The first consideration when endeavoring to become a laboratory manager is how to achieve the advanced education requirements. A bachelor's degree, typically in medical technology, is needed to be hired into an entry position as a laboratory technologist, and an associate's degree is needed to work as a lab technician. For this reason, an advanced degree in management, medical diagnostics, biochemistry or microbiology also may be a prerequisite for entrance into the management ranks. The directors of larger labs often obtain doctorate degrees in biochemistry or a related field, with a focus on management.


Once you are working as a laboratory technologist, certification is often required from an accrediting body. The various credentials required and the method of obtaining them varies depending on where you wish to work. For example, within the US, the nonprofit American Medical Technologists, the National Credentialing Agency for Laboratory Personnel, and the National Accrediting Agency for Clinical Laboratory Sciences each offer certification for technologists as well as the less-educated technicians and lab assistants. In the UK, the British Association of Sport and Exercise Sciences (BASES) offers several accreditations in the health field that will help lead to a job in laboratory management. Local colleges offering health studies as well as hospitals should be able to inform you about accrediting agencies in your area.

Often, a higher-ranking technologist aiming to become a laboratory manager will have obtained a few certifications from different bodies. Official credentials also are available for those seeking certification as phlebotomists, health instructors and laboratory consultants — any of which could help set a candidate apart for management. Some places also require laboratory personnel to obtain licenses.

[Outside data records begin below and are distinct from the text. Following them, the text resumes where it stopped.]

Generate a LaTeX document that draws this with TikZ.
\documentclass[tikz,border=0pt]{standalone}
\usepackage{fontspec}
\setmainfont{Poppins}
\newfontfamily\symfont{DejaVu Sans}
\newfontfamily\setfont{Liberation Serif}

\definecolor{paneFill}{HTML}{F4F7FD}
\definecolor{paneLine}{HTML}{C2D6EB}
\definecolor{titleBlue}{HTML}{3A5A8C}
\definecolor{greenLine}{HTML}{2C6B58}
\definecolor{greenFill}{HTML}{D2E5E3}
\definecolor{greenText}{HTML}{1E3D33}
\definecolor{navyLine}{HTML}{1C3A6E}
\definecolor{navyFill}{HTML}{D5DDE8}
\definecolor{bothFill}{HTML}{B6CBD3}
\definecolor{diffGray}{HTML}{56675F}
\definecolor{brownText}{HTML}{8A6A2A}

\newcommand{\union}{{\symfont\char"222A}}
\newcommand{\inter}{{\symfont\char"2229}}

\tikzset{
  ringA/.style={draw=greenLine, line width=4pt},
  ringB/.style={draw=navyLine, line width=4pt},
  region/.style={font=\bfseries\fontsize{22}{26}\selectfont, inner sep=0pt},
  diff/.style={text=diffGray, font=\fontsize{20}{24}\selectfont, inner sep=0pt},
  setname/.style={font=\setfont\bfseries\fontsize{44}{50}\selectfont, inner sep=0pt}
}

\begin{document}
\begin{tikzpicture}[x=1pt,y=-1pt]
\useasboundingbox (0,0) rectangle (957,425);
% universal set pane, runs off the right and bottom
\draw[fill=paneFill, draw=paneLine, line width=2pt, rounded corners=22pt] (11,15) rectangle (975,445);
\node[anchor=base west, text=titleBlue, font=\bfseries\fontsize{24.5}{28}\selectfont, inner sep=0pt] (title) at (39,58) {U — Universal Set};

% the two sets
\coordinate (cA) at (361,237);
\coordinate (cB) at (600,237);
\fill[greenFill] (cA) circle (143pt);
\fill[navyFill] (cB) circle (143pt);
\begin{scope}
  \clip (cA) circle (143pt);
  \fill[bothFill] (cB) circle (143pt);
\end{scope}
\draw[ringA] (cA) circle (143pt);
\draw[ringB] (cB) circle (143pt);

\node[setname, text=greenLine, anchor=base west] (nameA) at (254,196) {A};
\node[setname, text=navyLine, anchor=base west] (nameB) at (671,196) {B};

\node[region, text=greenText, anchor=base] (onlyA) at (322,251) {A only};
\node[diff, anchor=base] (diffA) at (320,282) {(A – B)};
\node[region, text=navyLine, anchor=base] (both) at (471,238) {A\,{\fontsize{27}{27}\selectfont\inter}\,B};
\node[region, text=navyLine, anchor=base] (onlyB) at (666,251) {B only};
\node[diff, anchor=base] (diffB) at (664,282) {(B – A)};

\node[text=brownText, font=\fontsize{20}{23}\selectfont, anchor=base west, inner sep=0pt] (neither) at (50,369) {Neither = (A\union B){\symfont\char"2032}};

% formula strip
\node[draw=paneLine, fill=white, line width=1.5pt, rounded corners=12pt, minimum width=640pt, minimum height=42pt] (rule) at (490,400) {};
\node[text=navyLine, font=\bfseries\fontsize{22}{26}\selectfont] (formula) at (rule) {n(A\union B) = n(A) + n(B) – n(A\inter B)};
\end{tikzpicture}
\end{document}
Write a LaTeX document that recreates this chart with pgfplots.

Those allowed to become leaders in the laboratory technology field typically have extensive experience and specialized skills. This ensures that the leader will have a firm grasp of all tests performed by the lab on a daily basis as well as the protocol for how results are displayed and patients are informed. Lab managers also are responsible for staff safety practices, equipment upkeep and scheduling. Though many laboratory technologists are devoted to certain specialties, those seeking to become a laboratory manager will need to learn facets of many laboratory functions, from bacteriology, toxicology and electron microscopy to genetic research, hematology and biochemistry.